====== Raw data ======

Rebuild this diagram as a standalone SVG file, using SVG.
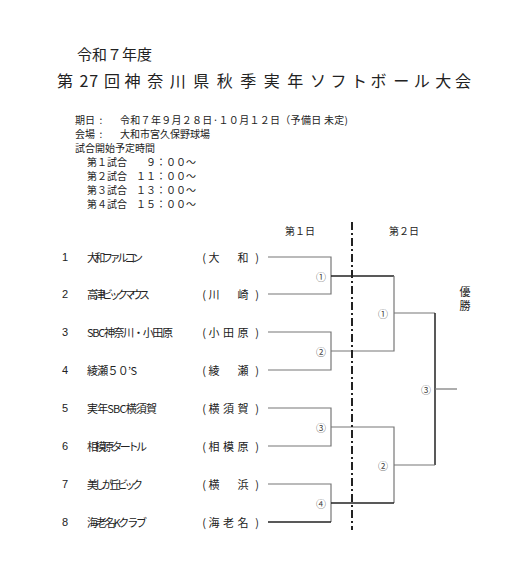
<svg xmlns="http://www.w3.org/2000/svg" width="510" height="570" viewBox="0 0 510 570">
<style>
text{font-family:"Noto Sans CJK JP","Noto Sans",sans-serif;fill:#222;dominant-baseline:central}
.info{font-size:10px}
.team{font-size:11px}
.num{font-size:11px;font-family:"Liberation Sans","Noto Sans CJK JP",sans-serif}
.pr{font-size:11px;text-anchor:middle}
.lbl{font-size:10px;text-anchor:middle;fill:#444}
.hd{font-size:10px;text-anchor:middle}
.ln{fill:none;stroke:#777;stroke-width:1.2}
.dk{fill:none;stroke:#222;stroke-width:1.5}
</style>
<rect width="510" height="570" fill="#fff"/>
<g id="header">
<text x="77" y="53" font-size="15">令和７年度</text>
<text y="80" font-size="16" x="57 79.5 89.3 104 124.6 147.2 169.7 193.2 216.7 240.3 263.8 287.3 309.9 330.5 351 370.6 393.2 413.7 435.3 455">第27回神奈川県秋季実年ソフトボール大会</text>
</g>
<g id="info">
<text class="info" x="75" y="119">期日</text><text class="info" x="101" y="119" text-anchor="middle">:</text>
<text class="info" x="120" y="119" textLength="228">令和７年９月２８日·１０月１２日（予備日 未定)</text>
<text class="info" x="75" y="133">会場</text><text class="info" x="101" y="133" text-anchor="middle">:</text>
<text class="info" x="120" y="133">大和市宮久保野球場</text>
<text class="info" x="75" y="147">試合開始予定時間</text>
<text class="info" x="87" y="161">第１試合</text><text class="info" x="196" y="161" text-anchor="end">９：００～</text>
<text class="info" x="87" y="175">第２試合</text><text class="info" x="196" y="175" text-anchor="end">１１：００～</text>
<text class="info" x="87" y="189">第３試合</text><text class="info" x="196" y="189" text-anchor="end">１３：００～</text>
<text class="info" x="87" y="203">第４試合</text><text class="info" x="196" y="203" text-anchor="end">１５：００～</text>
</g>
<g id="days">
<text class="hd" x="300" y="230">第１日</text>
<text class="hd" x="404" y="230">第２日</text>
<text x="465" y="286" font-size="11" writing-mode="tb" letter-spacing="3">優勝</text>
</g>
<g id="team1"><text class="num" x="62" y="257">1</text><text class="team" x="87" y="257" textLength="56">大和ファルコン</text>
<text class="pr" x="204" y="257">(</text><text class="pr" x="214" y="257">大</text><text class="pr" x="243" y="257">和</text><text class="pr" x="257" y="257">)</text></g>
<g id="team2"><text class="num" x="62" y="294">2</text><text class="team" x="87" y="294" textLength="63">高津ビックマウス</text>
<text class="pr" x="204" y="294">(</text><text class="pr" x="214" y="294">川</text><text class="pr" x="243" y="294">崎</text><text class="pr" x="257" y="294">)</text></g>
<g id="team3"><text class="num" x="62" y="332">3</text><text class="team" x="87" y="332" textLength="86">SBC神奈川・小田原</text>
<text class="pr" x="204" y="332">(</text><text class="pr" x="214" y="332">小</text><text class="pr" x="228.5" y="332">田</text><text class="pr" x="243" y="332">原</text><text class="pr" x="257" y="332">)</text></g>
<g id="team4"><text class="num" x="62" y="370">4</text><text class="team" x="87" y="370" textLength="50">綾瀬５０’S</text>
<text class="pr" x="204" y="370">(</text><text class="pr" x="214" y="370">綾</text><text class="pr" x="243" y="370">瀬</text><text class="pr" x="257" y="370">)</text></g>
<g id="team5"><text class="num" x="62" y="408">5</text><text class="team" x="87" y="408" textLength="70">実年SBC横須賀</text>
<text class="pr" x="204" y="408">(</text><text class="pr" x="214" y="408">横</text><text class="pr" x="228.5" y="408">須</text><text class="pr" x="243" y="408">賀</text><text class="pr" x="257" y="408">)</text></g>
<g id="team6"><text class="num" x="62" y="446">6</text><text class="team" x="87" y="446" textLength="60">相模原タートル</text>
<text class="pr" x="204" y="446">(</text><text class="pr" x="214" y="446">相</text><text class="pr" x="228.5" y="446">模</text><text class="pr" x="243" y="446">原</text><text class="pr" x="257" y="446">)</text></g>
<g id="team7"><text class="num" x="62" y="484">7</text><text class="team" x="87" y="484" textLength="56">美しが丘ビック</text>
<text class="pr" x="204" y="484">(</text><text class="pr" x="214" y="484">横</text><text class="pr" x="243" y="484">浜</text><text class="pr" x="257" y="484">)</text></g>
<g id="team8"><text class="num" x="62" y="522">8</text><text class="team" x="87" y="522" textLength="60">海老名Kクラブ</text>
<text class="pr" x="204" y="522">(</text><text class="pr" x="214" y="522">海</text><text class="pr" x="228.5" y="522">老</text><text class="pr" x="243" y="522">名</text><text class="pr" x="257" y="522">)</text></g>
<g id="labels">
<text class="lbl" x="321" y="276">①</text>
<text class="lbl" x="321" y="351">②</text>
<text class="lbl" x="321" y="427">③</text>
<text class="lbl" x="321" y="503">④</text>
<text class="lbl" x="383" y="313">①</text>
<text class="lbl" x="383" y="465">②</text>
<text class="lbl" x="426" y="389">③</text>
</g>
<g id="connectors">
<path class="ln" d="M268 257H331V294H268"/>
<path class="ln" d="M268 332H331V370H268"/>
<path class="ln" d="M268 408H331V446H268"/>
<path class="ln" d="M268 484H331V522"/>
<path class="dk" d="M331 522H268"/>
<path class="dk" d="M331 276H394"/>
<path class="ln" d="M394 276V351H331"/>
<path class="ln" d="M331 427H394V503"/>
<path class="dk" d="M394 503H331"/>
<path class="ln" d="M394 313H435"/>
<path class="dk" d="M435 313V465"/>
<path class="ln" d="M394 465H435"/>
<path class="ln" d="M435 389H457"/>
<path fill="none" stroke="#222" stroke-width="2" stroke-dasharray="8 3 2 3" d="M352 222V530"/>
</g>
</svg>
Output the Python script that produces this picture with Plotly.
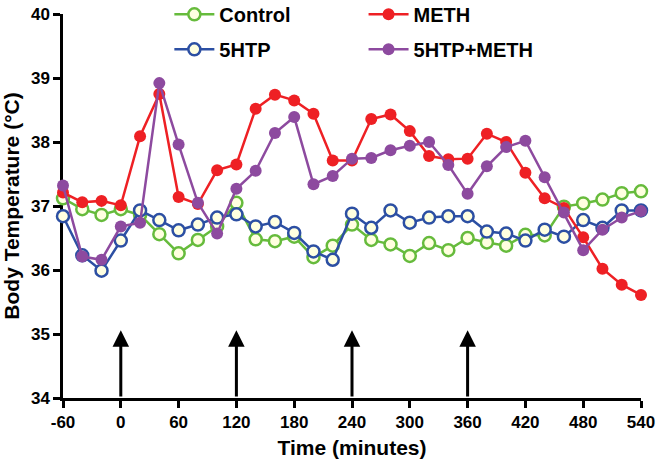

======

## What you have to do
Every entry must be reproduced exactly, with the images left out.

## Complete answer
Rebuild this diagram as a standalone SVG file, using SVG.
<svg xmlns="http://www.w3.org/2000/svg" width="510" height="570" viewBox="0 0 510 570">
<style>
text{font-family:"Noto Sans CJK JP","Noto Sans",sans-serif;fill:#222;dominant-baseline:central}
.info{font-size:10px}
.team{font-size:11px}
.num{font-size:11px;font-family:"Liberation Sans","Noto Sans CJK JP",sans-serif}
.pr{font-size:11px;text-anchor:middle}
.lbl{font-size:10px;text-anchor:middle;fill:#444}
.hd{font-size:10px;text-anchor:middle}
.ln{fill:none;stroke:#777;stroke-width:1.2}
.dk{fill:none;stroke:#222;stroke-width:1.5}
</style>
<rect width="510" height="570" fill="#fff"/>
<g id="header">
<text x="77" y="53" font-size="15">令和７年度</text>
<text y="80" font-size="16" x="57 79.5 89.3 104 124.6 147.2 169.7 193.2 216.7 240.3 263.8 287.3 309.9 330.5 351 370.6 393.2 413.7 435.3 455">第27回神奈川県秋季実年ソフトボール大会</text>
</g>
<g id="info">
<text class="info" x="75" y="119">期日</text><text class="info" x="101" y="119" text-anchor="middle">:</text>
<text class="info" x="120" y="119" textLength="228">令和７年９月２８日·１０月１２日（予備日 未定)</text>
<text class="info" x="75" y="133">会場</text><text class="info" x="101" y="133" text-anchor="middle">:</text>
<text class="info" x="120" y="133">大和市宮久保野球場</text>
<text class="info" x="75" y="147">試合開始予定時間</text>
<text class="info" x="87" y="161">第１試合</text><text class="info" x="196" y="161" text-anchor="end">９：００～</text>
<text class="info" x="87" y="175">第２試合</text><text class="info" x="196" y="175" text-anchor="end">１１：００～</text>
<text class="info" x="87" y="189">第３試合</text><text class="info" x="196" y="189" text-anchor="end">１３：００～</text>
<text class="info" x="87" y="203">第４試合</text><text class="info" x="196" y="203" text-anchor="end">１５：００～</text>
</g>
<g id="days">
<text class="hd" x="300" y="230">第１日</text>
<text class="hd" x="404" y="230">第２日</text>
<text x="465" y="286" font-size="11" writing-mode="tb" letter-spacing="3">優勝</text>
</g>
<g id="team1"><text class="num" x="62" y="257">1</text><text class="team" x="87" y="257" textLength="56">大和ファルコン</text>
<text class="pr" x="204" y="257">(</text><text class="pr" x="214" y="257">大</text><text class="pr" x="243" y="257">和</text><text class="pr" x="257" y="257">)</text></g>
<g id="team2"><text class="num" x="62" y="294">2</text><text class="team" x="87" y="294" textLength="63">高津ビックマウス</text>
<text class="pr" x="204" y="294">(</text><text class="pr" x="214" y="294">川</text><text class="pr" x="243" y="294">崎</text><text class="pr" x="257" y="294">)</text></g>
<g id="team3"><text class="num" x="62" y="332">3</text><text class="team" x="87" y="332" textLength="86">SBC神奈川・小田原</text>
<text class="pr" x="204" y="332">(</text><text class="pr" x="214" y="332">小</text><text class="pr" x="228.5" y="332">田</text><text class="pr" x="243" y="332">原</text><text class="pr" x="257" y="332">)</text></g>
<g id="team4"><text class="num" x="62" y="370">4</text><text class="team" x="87" y="370" textLength="50">綾瀬５０’S</text>
<text class="pr" x="204" y="370">(</text><text class="pr" x="214" y="370">綾</text><text class="pr" x="243" y="370">瀬</text><text class="pr" x="257" y="370">)</text></g>
<g id="team5"><text class="num" x="62" y="408">5</text><text class="team" x="87" y="408" textLength="70">実年SBC横須賀</text>
<text class="pr" x="204" y="408">(</text><text class="pr" x="214" y="408">横</text><text class="pr" x="228.5" y="408">須</text><text class="pr" x="243" y="408">賀</text><text class="pr" x="257" y="408">)</text></g>
<g id="team6"><text class="num" x="62" y="446">6</text><text class="team" x="87" y="446" textLength="60">相模原タートル</text>
<text class="pr" x="204" y="446">(</text><text class="pr" x="214" y="446">相</text><text class="pr" x="228.5" y="446">模</text><text class="pr" x="243" y="446">原</text><text class="pr" x="257" y="446">)</text></g>
<g id="team7"><text class="num" x="62" y="484">7</text><text class="team" x="87" y="484" textLength="56">美しが丘ビック</text>
<text class="pr" x="204" y="484">(</text><text class="pr" x="214" y="484">横</text><text class="pr" x="243" y="484">浜</text><text class="pr" x="257" y="484">)</text></g>
<g id="team8"><text class="num" x="62" y="522">8</text><text class="team" x="87" y="522" textLength="60">海老名Kクラブ</text>
<text class="pr" x="204" y="522">(</text><text class="pr" x="214" y="522">海</text><text class="pr" x="228.5" y="522">老</text><text class="pr" x="243" y="522">名</text><text class="pr" x="257" y="522">)</text></g>
<g id="labels">
<text class="lbl" x="321" y="276">①</text>
<text class="lbl" x="321" y="351">②</text>
<text class="lbl" x="321" y="427">③</text>
<text class="lbl" x="321" y="503">④</text>
<text class="lbl" x="383" y="313">①</text>
<text class="lbl" x="383" y="465">②</text>
<text class="lbl" x="426" y="389">③</text>
</g>
<g id="connectors">
<path class="ln" d="M268 257H331V294H268"/>
<path class="ln" d="M268 332H331V370H268"/>
<path class="ln" d="M268 408H331V446H268"/>
<path class="ln" d="M268 484H331V522"/>
<path class="dk" d="M331 522H268"/>
<path class="dk" d="M331 276H394"/>
<path class="ln" d="M394 276V351H331"/>
<path class="ln" d="M331 427H394V503"/>
<path class="dk" d="M394 503H331"/>
<path class="ln" d="M394 313H435"/>
<path class="dk" d="M435 313V465"/>
<path class="ln" d="M394 465H435"/>
<path class="ln" d="M435 389H457"/>
<path fill="none" stroke="#222" stroke-width="2" stroke-dasharray="8 3 2 3" d="M352 222V530"/>
</g>
</svg>
Output the Python script that produces this picture with Plotly.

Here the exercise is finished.